Probably best if you try out the changes before accepting... the output formatting might be a bit too much of an overhaul.
-- Added a 3rd pattern file, patterns_iraw.txt. Exactly the same as patterns_raw.txt except it does a case insensitive search. Useful for finding phishers using words like phishtank etc
-- Added pattern comment and whitespace handling. We can now add comments and blank lines to the pattern files to make them easier to document and format. Started sorting but I don't know what many of the patterns are picking up.
-- Changed the output format. The md5 checksum now comes before the path as that column is fixed width... might not be as pretty if you use a narrow terminal window. Also added color to the md5 and the pattern matched to make it easier to pick out the individual parts. Added '#' characters into the output to make the output bash safe in the event of accidental paste dumps into the terminal as '#' is the comment symbol for bash. I'm still not completely happy with the output.

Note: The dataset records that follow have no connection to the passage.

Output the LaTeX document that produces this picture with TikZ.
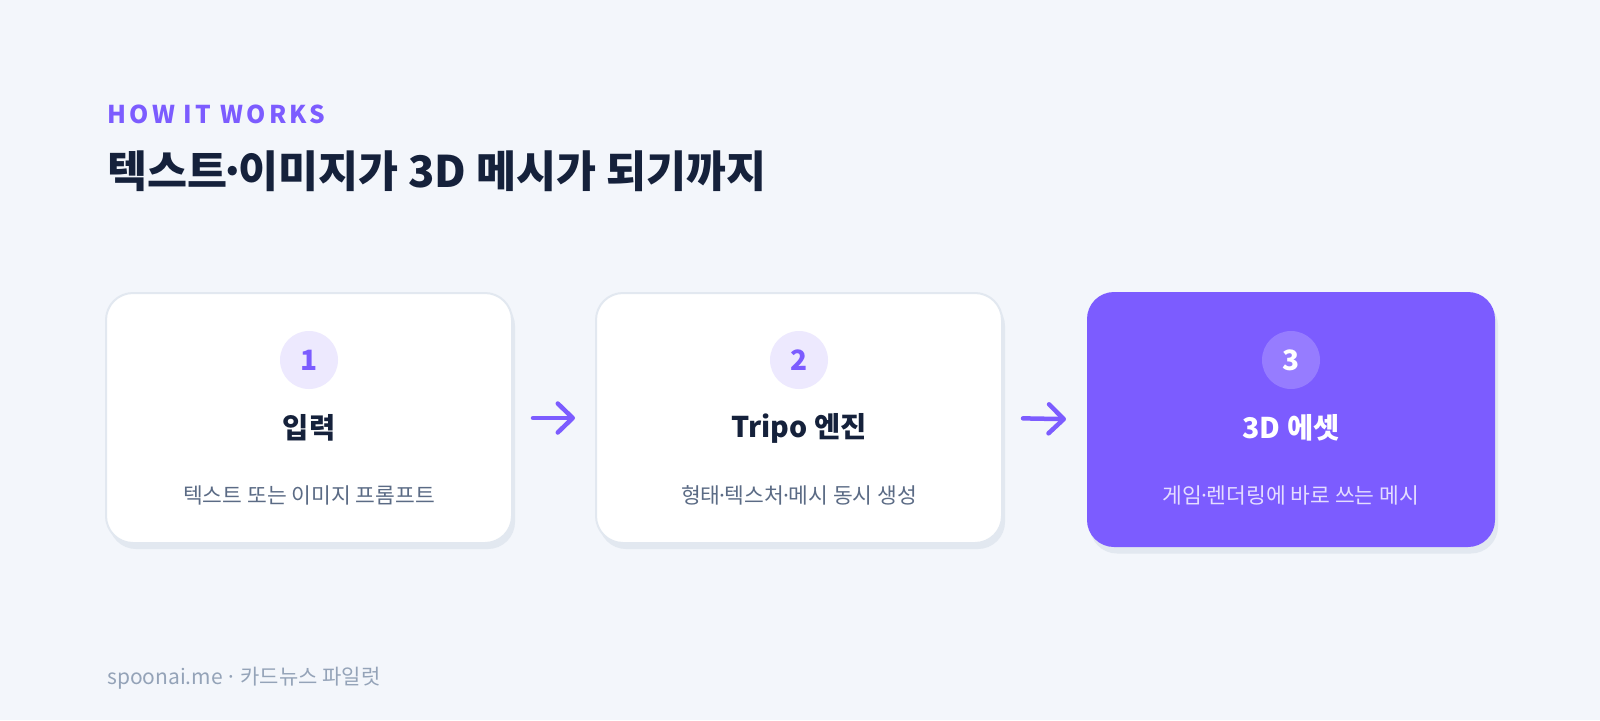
\documentclass[tikz,border=0pt]{standalone}
\usepackage{fontspec}
\setmainfont{Noto Sans CJK KR}
\usetikzlibrary{arrows.meta, positioning}

\definecolor{bgcol}{HTML}{F3F6FB}
\definecolor{purp}{HTML}{7C5CFF}
\definecolor{navy}{HTML}{15213B}
\definecolor{slate}{HTML}{5B6B85}
\definecolor{edgecol}{HTML}{E2E8F0}
\definecolor{lilac}{HTML}{EDE9FE}
\definecolor{footcol}{HTML}{94A3B8}
\definecolor{softwhite}{HTML}{E4DDFF}

% narrow middle dot
\newcommand\mdot{\kern-0.18em·\kern-0.18em}

\begin{document}
\begin{tikzpicture}[x=1pt, y=-1pt,
  card/.style={draw=edgecol, line width=2pt, fill=white, rounded corners=27pt,
    minimum width=406pt, minimum height=250pt, inner sep=0pt},
  shade/.style={fill=edgecol, rounded corners=27pt,
    minimum width=406pt, minimum height=250pt, inner sep=0pt},
  badge/.style={circle, fill=lilac, minimum size=58pt, inner sep=0pt,
    text=purp, font=\fontsize{28}{32}\selectfont\bfseries},
  head/.style={text=navy, font=\fontsize{28.5}{32}\selectfont\bfseries},
  sub/.style={text=slate, font=\fontsize{21.5}{25}\selectfont},
  flow/.style={purp, line width=4.5pt, line cap=round,
    -{Straight Barb[length=15pt, width=29pt, line join=round, line cap=round]},
    shorten <=20pt, shorten >=20pt}]

  % background
  \fill[bgcol] (0,0) rectangle (1600,720);

  % heading
  \node[anchor=west, inner sep=0pt, text=purp,
    font=\fontsize{24.5}{28}\selectfont\bfseries\addfontfeatures{LetterSpace=14}]
    (kicker) at (107,114) {HOW\hspace{0.35em}IT\hspace{0.35em}WORKS};
  \node[anchor=west, inner sep=0pt, text=navy,
    font=\fontsize{43.5}{50}\selectfont\bfseries]
    (title) at (107,171) {텍스트\mdot 이미지가 3D 메시가 되기까지};

  % shadows
  \node[shade] (input shadow) at (312,424) {};
  \node[shade] (engine shadow) at (802,424) {};
  \node[shade, minimum width=408pt, minimum height=255pt]
    (asset shadow) at (1294,426) {};

  % cards
  \node[card] (input) at (309,418) {};
  \node[card] (engine) at (799,418) {};
  \node[card, draw=none, fill=purp, minimum width=408pt, minimum height=255pt]
    (asset) at (1291,419.5) {};

  % step 1
  \node[badge] (one) at (309,360) {1};
  \node[head] (input title) at (309,428) {입력};
  \node[sub] (input text) at (309,495) {텍스트 또는 이미지 프롬프트};

  % step 2
  \node[badge] (two) at (799,360) {2};
  \node[head] (engine title) at (799,428) {Tripo 엔진};
  \node[sub] (engine text) at (799,495) {형태\mdot 텍스처\mdot 메시 동시 생성};

  % step 3
  \node[badge, fill=white, fill opacity=0.2, text opacity=1, text=white]
    (three) at (1291,360) {3};
  \node[head, text=white] (asset title) at (1291,428) {3D 에셋};
  \node[sub, text=softwhite] (asset text) at (1291,495) {게임\mdot 렌더링에 바로 쓰는 메시};

  % arrows
  \draw[flow] (input.east) -- (engine.west);
  \draw[flow] (engine.east) -- (asset.west);

  % footer
  \node[anchor=west, inner sep=0pt, text=footcol, font=\fontsize{21}{25}\selectfont]
    (footer) at (107,678) {spoonai.me \kern-0.08em·\kern-0.08em{} 카드뉴스 파일럿};

\end{tikzpicture}
\end{document}
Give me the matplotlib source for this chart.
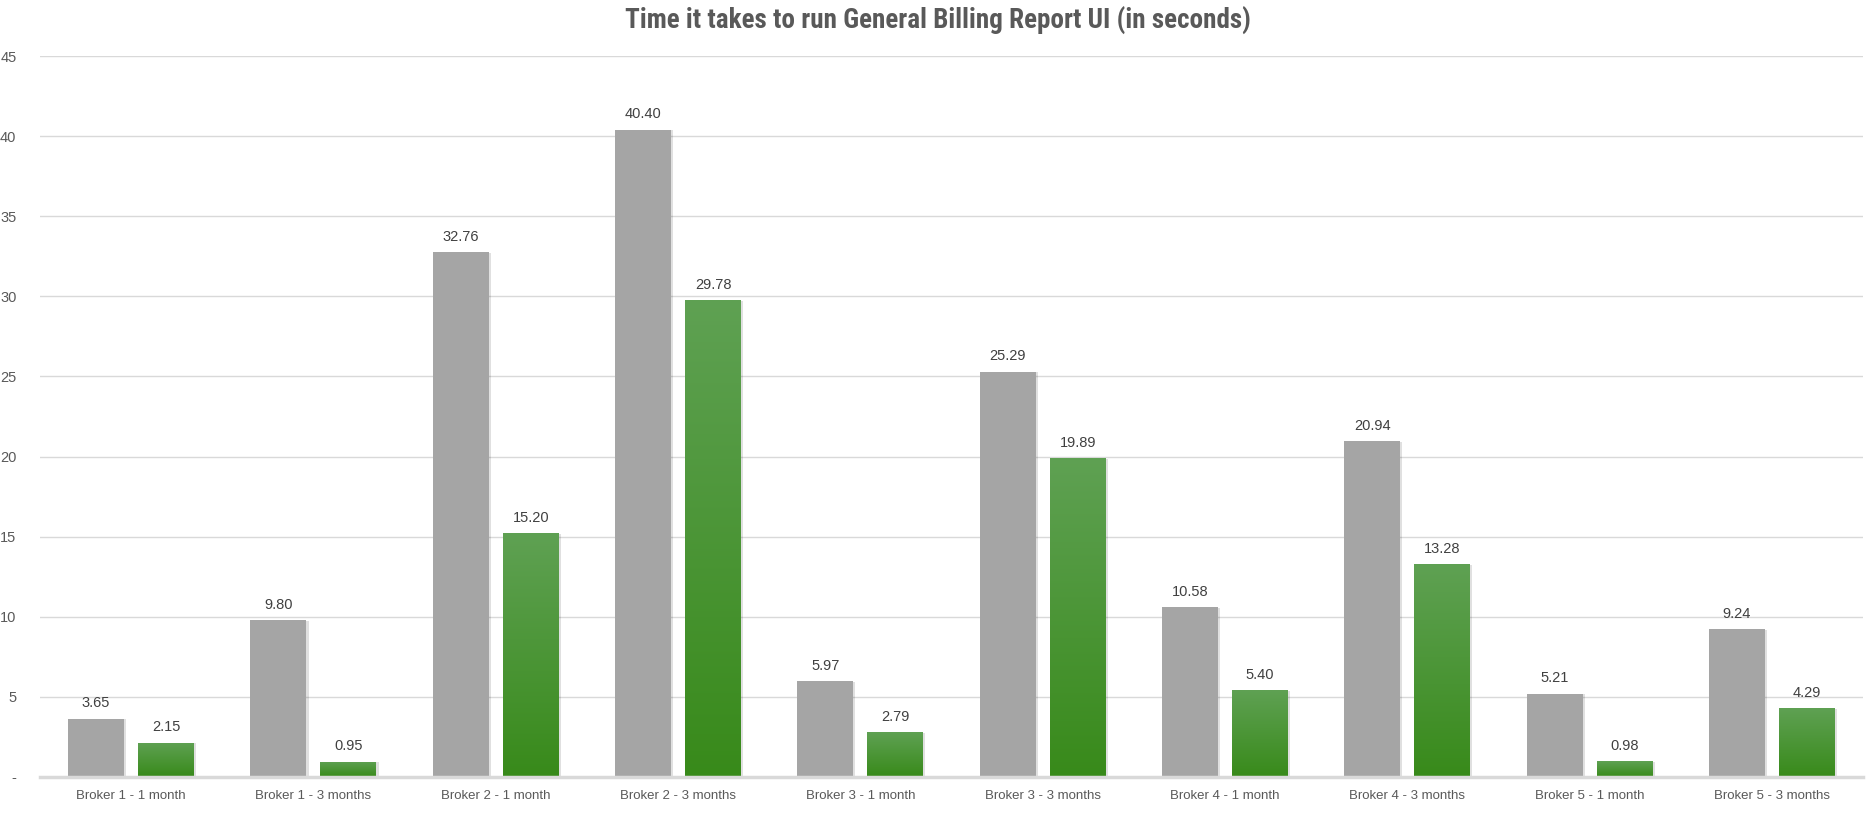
import numpy as np
import matplotlib.pyplot as plt
import matplotlib.patheffects as pe
from matplotlib.colors import LinearSegmentedColormap

# data
categories = ["Broker 1 - 1 month", "Broker 1 - 3 months", "Broker 2 - 1 month",
              "Broker 2 - 3 months", "Broker 3 - 1 month", "Broker 3 - 3 months",
              "Broker 4 - 1 month", "Broker 4 - 3 months", "Broker 5 - 1 month",
              "Broker 5 - 3 months"]
before = [3.65, 9.80, 32.76, 40.40, 5.97, 25.29, 10.58, 20.94, 5.21, 9.24]
after = [2.15, 0.95, 15.20, 29.78, 2.79, 19.89, 5.40, 13.28, 0.98, 4.29]
yticks = [0, 5, 10, 15, 20, 25, 30, 35, 40, 45]
ytick_labels = ["-", "5", "10", "15", "20", "25", "30", "35", "40", "45"]

plt.rcParams['font.family'] = ['Liberation Sans', 'DejaVu Sans']

fig = plt.figure(figsize=(18.75, 8.13), dpi=100)
ax = fig.add_axes([40/1875, 1-777/813, (1863-40)/1875, (777-56)/813])

x = np.arange(len(categories))
w = 0.307
off = 0.192

shadow = [pe.SimplePatchShadow(offset=(1.5, -0.5), shadow_rgbFace='#000000', alpha=0.12), pe.Normal()]

gray_bars = ax.bar(x - off, before, w, color='#A5A5A5', zorder=3)
green_bars = ax.bar(x + off, after, w, color='#4A9636', zorder=3)
for b in list(gray_bars) + list(green_bars):
    b.set_path_effects(shadow)

# vertical gradient on the green bars
cmap = LinearSegmentedColormap.from_list('g', ['#388A1A', '#5FA153'])
grad = np.linspace(0, 1, 256).reshape(-1, 1)
for b in green_bars:
    x0, y0 = b.get_x(), b.get_y()
    im = ax.imshow(grad, cmap=cmap, origin='lower', aspect='auto',
                   extent=[x0, x0 + b.get_width(), y0, y0 + b.get_height()], zorder=4)
    im.set_clip_path(b)

for xi, v in zip(x - off, before):
    ax.annotate(f"{v:.2f}", (xi, v), xytext=(0, 6), textcoords='offset points',
                ha='center', va='bottom', fontsize=10.5, color='#404040')
for xi, v in zip(x + off, after):
    ax.annotate(f"{v:.2f}", (xi, v), xytext=(0, 6), textcoords='offset points',
                ha='center', va='bottom', fontsize=10.5, color='#404040')

ax.set_xlim(-0.5, len(categories) - 0.5)
ax.set_ylim(0, 45)
ax.set_yticks(yticks)
ax.set_yticklabels(ytick_labels)
ax.set_xticks(x)
ax.set_xticklabels(categories)
ax.tick_params(axis='both', length=0, colors='#595959', labelsize=9.5)
ax.tick_params(axis='y', pad=17, labelsize=10.5)
ax.tick_params(axis='x', pad=9)
ax.grid(axis='y', color='#D9D9D9', linewidth=1, zorder=0)
ax.set_axisbelow(True)
for s in ['top', 'right', 'left']:
    ax.spines[s].set_visible(False)
ax.spines['bottom'].set_color('#D9D9D9')
ax.spines['bottom'].set_linewidth(2.5)
ax.spines['bottom'].set_zorder(5)

fig.text(0.5, 1 - 21/813, "Time it takes to run General Billing Report UI (in seconds)",
         ha='center', va='center', fontsize=19.5, fontweight='bold', color='#595959',
         family=['Roboto Condensed', 'Liberation Sans Narrow', 'Liberation Sans', 'DejaVu Sans'])

fig.savefig('out.png', dpi=100, facecolor='white')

-- Created more flag options so there is a short and long form of each flag. ie --directory or -d, --ignore or -i, --hide-ok or -k.
-- Added verbose option which will continue scanning the same file even after a first match is found... useful for finding what patterns are the most common or additional datapoints to classify a suspicious file.
-- Added a python script called b64p.py which takes an input string and returns the 3 base64 string equivalents. Usage: ./b64p.py 'preg_match'
-- Added php_keywords.txt. This is a file containing a list of PHP 7 keywords and their base64 translations. It is formatted in such a way as to be able to be used as a pattern file as a replacement for patterns_raw.txt. Useful to scan known malware to find new patterns to look for.
-- Added php_functions.txt. Similar to php_keywords.txt, but is specific to php 7 functions. Very large and very slow to scan with, but it's a good reference file and useful to scan known malware with.
-- Sorted the Whitelist file first by path, then by md5 checksum
-- Modified the part of the code responsible for reading in pattern files. Read each pattern file in once instead of reading in each pattern file again each time a new .php file is scanned. Should boost performance marginally.